Митрополит Ленинградский Никодим (в центре) на богослужении. Справа от него – иподиакон Владимир Гундяев (будущий Святейший Патриарх). 1968 г.
Митрополит Никодим работал на износ, что не могло не сказываться на его здоровье. Особенно изматывающими были для него встречи с уполномоченным Совета по делам религий по Ленинградскому округу Г. С. Жариновым, который всячески препятствовал активизации церковной жизни в Северной столице. По его распоряжению в городе был запрещен колокольный звон (исключение было сделано лишь для богослужений, совершавшихся митрополитом Никодимом). Жаринов вмешивался во внутренние церковные вопросы, часто пытался воспрепятствовать рукоположению того или иного студента в священный сан. Митрополиту приходилось – нередко до глубокой ночи – защищать своих сподвижников от нападок и обвинений, уговаривать уполномоченного не принимать те или иные решения, которые могли бы нанести ущерб Церкви.
74
Лев (Церпицкий), архиеп. Он всех нас поднял с колен. С. 17.
75
Страхова Я. Митрополит Никодим.
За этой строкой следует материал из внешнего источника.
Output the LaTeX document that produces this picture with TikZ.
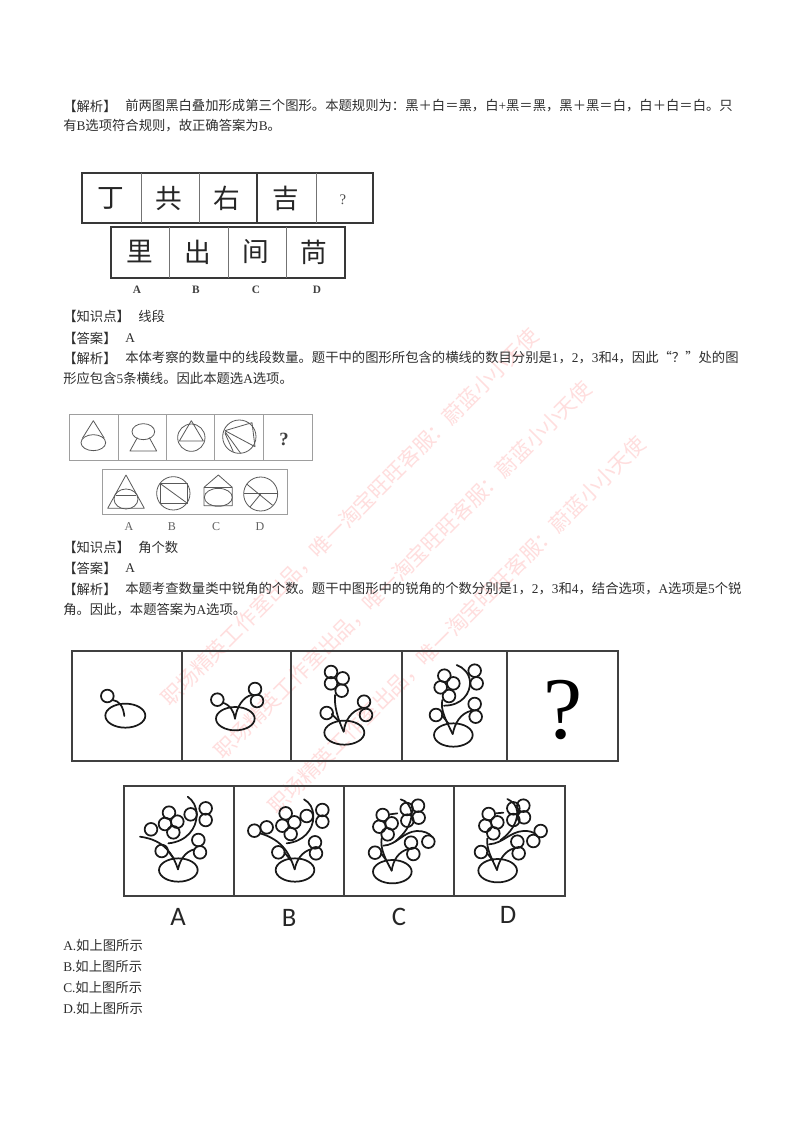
\documentclass[tikz,border=0pt]{standalone}
\usepackage{fontspec}
\setmainfont{Liberation Serif}
\newfontfamily\cjk{Noto Sans CJK SC}
\newfontfamily\lat{Liberation Serif}
\newfontfamily\cali{Carlito}
\newcommand\la[1]{{\lat #1}}
\tikzset{
  txt/.style={anchor=west,inner sep=0pt,text=black!82,font=\cjk\fontsize{10}{12}\selectfont},
  mark wm/.style={anchor=center,inner sep=0pt,rotate=45,text=red!13,font=\cjk\fontsize{15.7}{18}\selectfont},
  boxa/.style={draw=black!78,line width=1pt,line join=miter},
  boxai/.style={draw=black!55,line width=0.6pt},
  boxb/.style={draw=black!38,line width=0.6pt},
  geom/.style={draw=black!65,line width=0.6pt,line join=round},
  boxc/.style={draw=black!75,line width=1.2pt},
  plant/.style={draw=black!90,line width=1.3pt,line cap=round,line join=round},
  zoomone/.style={x=0.25pt,y=-0.25pt},
  glyphone/.style={inner sep=0pt,text=black!85,font=\cjk\fontsize{20}{22}\selectfont},
  lblone/.style={inner sep=0pt,text=black!75,font=\fontsize{8.5}{10}\selectfont\bfseries},
  lbltwo/.style={inner sep=0pt,text=black!62,font=\fontsize{9}{10}\selectfont},
  lblthree/.style={inner sep=0pt,text=black!85,font=\cali\fontsize{20}{22}\selectfont},
}
\newcommand\balls[1]{\foreach \p in {#1}{\draw[plant] \p circle[radius=19];}}
\begin{document}
\begin{tikzpicture}[x=0.75pt,y=-0.75pt]
\useasboundingbox (0,0) rectangle (800,1131);
\fill[white] (0,0) rectangle (800,1131);

% watermark
\node[mark wm] (w1) at (350,517) {职场精英工作室出品，唯一淘宝旺旺客服：蔚蓝小小天使};
\node[mark wm] (w2) at (403,570) {职场精英工作室出品，唯一淘宝旺旺客服：蔚蓝小小天使};
\node[mark wm] (w3) at (457,625) {职场精英工作室出品，唯一淘宝旺旺客服：蔚蓝小小天使};

% text block 1
\node[txt] (a1) at (63,106) {【解析】};
\node[txt] (a2) at (125,106) {前两图黑白叠加形成第三个图形。本题规则为：黑＋白＝黑，白\la{+}黑＝黑，黑＋黑＝白，白＋白＝白。只};
\node[txt] (a3) at (63,126) {有\la{B}选项符合规则，故正确答案为\la{B}。};

% figure 1
\draw[boxa] (82,173) rectangle (373,223);
\draw[boxai] (141,173) -- (141,223) (199,173) -- (199,223) (316,173) -- (316,223);
\draw[boxa] (257,173) -- (257,223);
\draw[boxa] (111,227) rectangle (345,278);
\draw[boxai] (169,227) -- (169,278) (228,227) -- (228,278) (286,227) -- (286,278);
\node[glyphone] (g1) at (111,198) {丁};
\node[glyphone] (g2) at (169,198) {共};
\node[glyphone] (g3) at (227,198) {右};
\node[glyphone] (g4) at (286,198) {吉};
\node[inner sep=0pt,text=black!70,font=\fontsize{11}{12}\selectfont] (g5) at (343,200) {?};
\node[glyphone] (g6) at (140,252) {里};
\node[glyphone] (g7) at (198,252) {出};
\node[glyphone] (g8) at (256,252) {间};
\node[glyphone] (g9) at (314,252) {苘};
\node[lblone] (l1) at (137,290) {A};
\node[lblone] (l2) at (196,290) {B};
\node[lblone] (l3) at (256,290) {C};
\node[lblone] (l4) at (317,290) {D};

% text block 2
\node[txt] (b1) at (63,316) {【知识点】};
\node[txt] (b2) at (138,316) {线段};
\node[txt] (b3) at (63,338) {【答案】};
\node[txt] (b4) at (125,338) {\la{A}};
\node[txt] (b5) at (63,358) {【解析】};
\node[txt] (b6) at (125,358) {本体考察的数量中的线段数量。题干中的图形所包含的横线的数目分别是\la{1}，\la{2}，\la{3}和\la{4}，因此“？”处的图};
\node[txt] (b7) at (63,378) {形应包含\la{5}条横线。因此本题选\la{A}选项。};

% figure 2
\draw[boxb] (69,414) rectangle (312,460);
\draw[boxb] (118,414) -- (118,460) (166,414) -- (166,460) (214,414) -- (214,460) (263,414) -- (263,460);
\draw[boxb] (102,469) rectangle (287,514);
\begin{scope}[shift={(50,400)},zoomone]
  % cone
  \draw[geom] (130,128) ellipse (37 and 24);
  \draw[geom] (97,115) -- (130,62) -- (163,115);
  % ball and trapezoid
  \draw[geom] (280,95) ellipse (34 and 24);
  \draw[geom] (262,113) -- (240,153) -- (320,153) -- (298,113);
  % circle and triangle
  \draw[geom] (424,113) circle[radius=41];
  \draw[geom] (424,62) -- (388,123) -- (460,123) -- cycle;
  % circle with fan
  \draw[geom] (568,110) circle[radius=50];
  \draw[geom] (525,92) -- (606,68) -- (615,140) -- cycle;
  \draw[geom] (525,95) -- (572,160) (525,100) -- (550,155);
  % A
  \draw[geom] (228,225) -- (173,325) -- (283,325) -- cycle;
  \draw[geom] (228,297) ellipse (36 and 30);
  \draw[geom] (198,287) -- (258,287);
  % B
  \draw[geom] (370,280) circle[radius=50];
  \draw[geom] (331,251) rectangle (411,309);
  \draw[geom] (331,251) -- (411,309);
  % C
  \draw[geom] (462,262) -- (505,225) -- (547,262) -- (547,317) -- (462,317) -- cycle;
  \draw[geom] (462,262) -- (547,262);
  \draw[geom] (505,292) ellipse (42 and 27);
  % D
  \draw[geom] (632,282) circle[radius=51];
  \draw[geom] (582,280) -- (683,280);
  \draw[geom] (590,252) -- (668,316);
  \draw[geom] (632,282) -- (600,321);
\end{scope}
\node[inner sep=0pt,text=black!75,font=\fontsize{14}{15}\selectfont\bfseries] (q2) at (284,439) {?};
\node[lbltwo] (m1) at (129,527) {A};
\node[lbltwo] (m2) at (172,527) {B};
\node[lbltwo] (m3) at (216,527) {C};
\node[lbltwo] (m4) at (260,527) {D};

% text block 3
\node[txt] (c1) at (63,547) {【知识点】};
\node[txt] (c2) at (138,547) {角个数};
\node[txt] (c3) at (63,568) {【答案】};
\node[txt] (c4) at (125,568) {\la{A}};
\node[txt] (c5) at (63,589) {【解析】};
\node[txt] (c6) at (125,589) {本题考查数量类中锐角的个数。题干中图形中的锐角的个数分别是\la{1}，\la{2}，\la{3}和\la{4}，结合选项，\la{A}选项是\la{5}个锐};
\node[txt] (c7) at (63,610) {角。因此，本题答案为\la{A}选项。};

% figure 3, top row
\draw[boxc] (72,651) rectangle (618,761);
\draw[boxc] (182,651) -- (182,761) (291,651) -- (291,761) (402,651) -- (402,761) (507,651) -- (507,761);
\begin{scope}[shift={(60,640)},zoomone]
  % panel 1
  \draw[plant] (196,227) ellipse (60 and 36);
  \draw[plant] (193,228) .. controls (190,200) and (178,182) .. (158,180);
  \balls{(142,168)}
  % panel 2
  \draw[plant] (526,236) ellipse (58 and 35);
  \draw[plant] (525,236) .. controls (520,210) and (510,195) .. (488,188);
  \draw[plant] (525,236) .. controls (530,200) and (550,170) .. (575,165);
  \balls{(472,179),(585,147),(591,183)}
  % panel 3
  \draw[plant] (853,278) ellipse (60 and 36);
  \draw[plant] (851,275) .. controls (835,240) and (822,200) .. (825,165);
  \draw[plant] (851,275) .. controls (855,240) and (875,212) .. (905,205);
  \draw[plant] (815,222) -- (836,243);
  \balls{(813,96),(848,115),(813,130),(845,152),(800,219),(912,185),(918,225)}
\end{scope}
\begin{scope}[shift={(380,640)},zoomone]
  % panel 4
  \draw[plant] (220,285) ellipse (58 and 35);
  \draw[plant] (218,282) .. controls (200,245) and (180,210) .. (187,180);
  \draw[plant] (218,282) .. controls (225,250) and (240,220) .. (275,212);
  \draw[plant] (185,225) -- (205,250);
  \draw[plant] (192,197) .. controls (245,197) and (272,160) .. (270,125) .. controls (268,100) and (250,82) .. (230,75);
  \balls{(193,107),(220,130),(182,142),(207,168),(168,225),(284,192),(287,230),(284,92),(290,130)}
\end{scope}
\node[inner sep=0pt,text=black,font=\fontsize{66}{66}\selectfont] (q3) at (563,710) {?};

% figure 3, options
\draw[boxc] (124,786) rectangle (565,896);
\draw[boxc] (234,786) -- (234,896) (344,786) -- (344,896) (454,786) -- (454,896);
\begin{scope}[shift={(115,780)},zoomone]
  % A
  \draw[plant] (190,270) ellipse (58 and 35);
  \draw[plant] (189,268) .. controls (175,225) and (150,180) .. (75,170);
  \draw[plant] (189,268) .. controls (195,240) and (210,215) .. (238,208);
  \draw[plant] (158,212) -- (176,235);
  \draw[plant] (160,190) .. controls (215,185) and (245,145) .. (245,105) .. controls (245,80) and (235,62) .. (218,50);
  \balls{(162,98),(187,125),(150,132),(175,157),(140,213),(250,180),(255,217),(272,85),(272,120),(227,103),(108,148)}
  % B
  \draw[plant] (540,270) ellipse (58 and 35);
  \draw[plant] (539,268) .. controls (525,225) and (505,180) .. (435,160);
  \draw[plant] (539,268) .. controls (545,240) and (560,215) .. (590,207);
  \draw[plant] (508,217) -- (527,240);
  \draw[plant] (515,190) .. controls (565,185) and (595,150) .. (595,110) .. controls (595,85) and (585,68) .. (567,58);
  \balls{(512,100),(538,127),(502,137),(527,162),(490,217),(600,187),(603,220),(622,90),(622,125),(575,108),(418,152),(455,142)}
\end{scope}
\begin{scope}[shift={(340,780)},zoomone]
  % C
  \draw[plant] (157,275) ellipse (58 and 35);
  \draw[plant] (155,272) .. controls (135,235) and (120,205) .. (125,175);
  \draw[plant] (155,272) .. controls (160,240) and (175,215) .. (205,207);
  \draw[plant] (123,220) -- (142,245);
  \draw[plant] (130,197) .. controls (170,195) and (190,155) .. (230,153) .. controls (250,152) and (270,160) .. (275,170);
  \draw[plant] (165,185) .. controls (190,165) and (215,135) .. (215,100) .. controls (213,80) and (200,62) .. (182,58);
  \draw[plant] (150,103) -- (172,100);
  \balls{(128,105),(155,130),(118,140),(143,163),(105,218),(213,188),(220,222),(265,185),(200,87),(234,77),(202,122),(236,113)}
  % D
  \draw[plant] (473,272) ellipse (58 and 35);
  \draw[plant] (471,270) .. controls (455,235) and (438,205) .. (442,175);
  \draw[plant] (471,270) .. controls (477,240) and (495,212) .. (522,205);
  \draw[plant] (440,218) -- (460,243);
  \draw[plant] (447,193) .. controls (490,190) and (510,155) .. (550,153) .. controls (565,152) and (580,155) .. (590,165);
  \draw[plant] (482,180) .. controls (510,160) and (532,130) .. (532,97) .. controls (530,78) and (520,65) .. (502,57);
  \draw[plant] (468,100) -- (490,98);
  \balls{(446,102),(472,127),(436,137),(460,160),(423,216),(532,185),(536,220),(602,153),(580,183),(520,85),(550,77),(520,120),(552,112)}
\end{scope}
\node[lblthree] (o1) at (178,917) {A};
\node[lblthree] (o2) at (289,918) {B};
\node[lblthree] (o3) at (399,917) {C};
\node[lblthree] (o4) at (508,915) {D};

% answers
\node[txt] (d1) at (63,945) {\la{A.}如上图所示};
\node[txt] (d2) at (63,966) {\la{B.}如上图所示};
\node[txt] (d3) at (63,987) {\la{C.}如上图所示};
\node[txt] (d4) at (63,1008) {\la{D.}如上图所示};
\end{tikzpicture}
\end{document}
Жизнеописание // София. 2004. № 3.
76
«То, что Церковь разделена, это большое горе». С. 33.
77
Сложный жанр. Интервью будущего Святейшего Патриарха Кирилла.
78
Слово митрополита Смоленского и Калининградского Кирилла на церковно-научной конференции, посвященной 30-летию со дня кончины митрополита Ленинградского и Новгородского Никодима (Ротова).